#### Source data
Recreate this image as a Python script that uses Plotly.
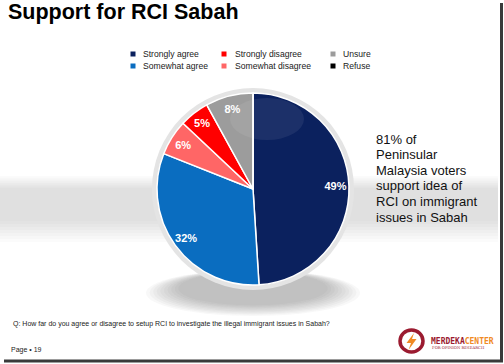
import plotly.graph_objects as go

# ---- data ----
categories = ["Strongly agree", "Somewhat agree", "Somewhat disagree",
              "Strongly disagree", "Unsure", "Refuse"]
values = [49, 32, 6, 5, 8, 0]
colors = ["#0B215E", "#0A6DC0", "#FF6666", "#FF0000", "#9C9C9C", "#000000"]
legend_row1 = ["Strongly agree", "Strongly disagree", "Unsure"]
legend_row2 = ["Somewhat agree", "Somewhat disagree", "Refuse"]
title_text = "Support for RCI Sabah"
side_lines = ["81% of", "Peninsular", "Malaysia voters", "support idea of",
              "RCI on immigrant", "issues in Sabah"]
question = "Q: How far do you agree or disagree to setup RCI to investigate the illegal immigrant issues in Sabah?"
page_text = "Page \u2022 19"

W, H = 504, 364
color_of = dict(zip(categories, colors))
slice_text = [f"{v}%" if v else "" for v in values]

def px(x):
    return x / W

def py(y):
    return 1 - y / H

fig = go.Figure()

# light rim behind the pie
fig.add_trace(go.Pie(values=[1], marker=dict(colors=["#E4E4E4"], line=dict(width=0)),
                     domain=dict(x=[px(152), px(354)], y=[py(291), py(87)]),
                     textinfo="none", hoverinfo="skip", showlegend=False, sort=False))

pie_domain = dict(x=[px(157), px(349)], y=[py(285), py(93)])
fig.add_trace(go.Pie(
    labels=categories, values=values, sort=False, direction="clockwise", rotation=0,
    marker=dict(colors=colors, line=dict(color="white", width=1.5)),
    textinfo="none", domain=pie_domain, showlegend=False, hoverinfo="label+percent"))

# transparent ring carrying the percentage labels near the outer edge
fig.add_trace(go.Pie(
    labels=categories, values=values, sort=False, direction="clockwise", rotation=0,
    hole=0.72, marker=dict(colors=["rgba(0,0,0,0)"] * len(values), line=dict(width=0)),
    text=slice_text, textinfo="text", textposition="inside", insidetextorientation="horizontal",
    textfont=dict(family="Arial, Liberation Sans", size=11, color="white", weight="bold"),
    domain=pie_domain, showlegend=False, hoverinfo="skip"))

shapes = []
# soft grey band behind pie
for i in range(8):
    t = i / 8
    shapes.append(dict(type="rect", xref="paper", yref="paper", layer="below",
                       x0=0, x1=px(498), y0=py(242 - 24*t), y1=py(176 + 14*t),
                       fillcolor="rgba(150,150,150,0.035)", line=dict(width=0)))
# soft shadow under pie
for i in range(10):
    t = i / 10
    shapes.append(dict(type="circle", xref="paper", yref="paper", layer="below",
                       x0=px(146 + 36*t), x1=px(360 - 36*t),
                       y0=py(316 - 12*t), y1=py(270 + 2*t),
                       fillcolor="rgba(70,70,70,0.04)", line=dict(width=0)))
# faint gloss on top of pie
shapes.append(dict(type="circle", xref="paper", yref="paper", layer="above",
                   x0=px(230), x1=px(304), y0=py(140), y1=py(98),
                   fillcolor="rgba(255,255,255,0.07)", line=dict(width=0)))
# legend keys
for names, yy in [(legend_row1, 54), (legend_row2, 66)]:
    for name, xx in zip(names, [133, 224, 333]):
        shapes.append(dict(type="rect", xref="paper", yref="paper",
                           x0=px(xx - 2.5), x1=px(xx + 2.5), y0=py(yy + 2.5), y1=py(yy - 2.5),
                           fillcolor=color_of[name], line=dict(width=0)))
# slide frame edges
shapes.append(dict(type="line", xref="paper", yref="paper", x0=px(501.5), x1=px(501.5),
                   y0=py(361), y1=py(3), line=dict(color="#3a3a3a", width=3)))
shapes.append(dict(type="line", xref="paper", yref="paper", x0=px(4), x1=px(503),
                   y0=py(361), y1=py(361), line=dict(color="#3a3a3a", width=3)))
# logo
shapes.append(dict(type="circle", xref="paper", yref="paper", x0=px(400), x1=px(423),
                   y0=py(352), y1=py(330), line=dict(color="#9B1B30", width=3.5)))
shapes.append(dict(type="path", xref="paper", yref="paper",
                   path=(f"M {px(414)} {py(333)} L {px(406.5)} {py(343)} L {px(411)} {py(343)} "
                         f"L {px(408.5)} {py(350)} L {px(416.5)} {py(339)} L {px(412)} {py(339)} Z"),
                   fillcolor="#F08A24", line=dict(width=0)))

annotations = []
annotations.append(dict(text=f"<b>{title_text}</b>", x=px(6), y=py(12), xref="paper", yref="paper",
                        xanchor="left", yanchor="middle", showarrow=False,
                        font=dict(family="Arial, Liberation Sans", size=21.5, color="#000000")))
legend_font = dict(family="Arial, Liberation Sans", size=8.6, color="#1a1a1a")
for names, yy in [(legend_row1, 54), (legend_row2, 66)]:
    for name, xx in zip(names, [141, 233, 341]):
        annotations.append(dict(text=name, x=px(xx), y=py(yy), xref="paper", yref="paper",
                                xanchor="left", yanchor="middle", showarrow=False, font=legend_font))
for i, line in enumerate(side_lines):
    annotations.append(dict(text=line, x=px(374), y=py(139 + 15.6*i), xref="paper", yref="paper",
                            xanchor="left", yanchor="middle", showarrow=False,
                            font=dict(family="Arial, Liberation Sans", size=13, color="#111111")))
annotations.append(dict(text=question, x=px(11), y=py(324), xref="paper", yref="paper",
                        xanchor="left", yanchor="middle", showarrow=False,
                        font=dict(family="Arial, Liberation Sans", size=7.0, color="#222222")))
annotations.append(dict(text=page_text, x=px(9), y=py(350), xref="paper", yref="paper",
                        xanchor="left", yanchor="middle", showarrow=False,
                        font=dict(family="Arial, Liberation Sans", size=7, color="#222222")))
annotations.append(dict(text="<b>MERDEKA</b><b><span style='color:#F08A24'>CENTER</span></b>",
                        x=px(429), y=py(341.5), xref="paper", yref="paper",
                        xanchor="left", yanchor="middle", showarrow=False,
                        font=dict(family="DejaVu Sans Mono, monospace", size=8, color="#9B1B30")))
annotations.append(dict(text="FOR OPINION RESEARCH",
                        x=px(430), y=py(347.5), xref="paper", yref="paper",
                        xanchor="left", yanchor="middle", showarrow=False,
                        font=dict(family="DejaVu Serif, serif", size=3.8, color="#9B1B30")))

fig.update_layout(
    width=W, height=H, margin=dict(l=0, r=0, t=0, b=0),
    paper_bgcolor="white", plot_bgcolor="white", showlegend=False,
    xaxis=dict(visible=False), yaxis=dict(visible=False),
    shapes=shapes, annotations=annotations,
)

fig.write_html("out.html", config={"displayModeBar": False},
               post_script="document.body.style.margin='0';")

#### Exercise instructions
From the first line above down to the line with "import plotly.graph_objects as go", reproduce every line and no others, omitting pictures.

#### Answer below
Recreate this image as a Python script that uses Plotly.
import plotly.graph_objects as go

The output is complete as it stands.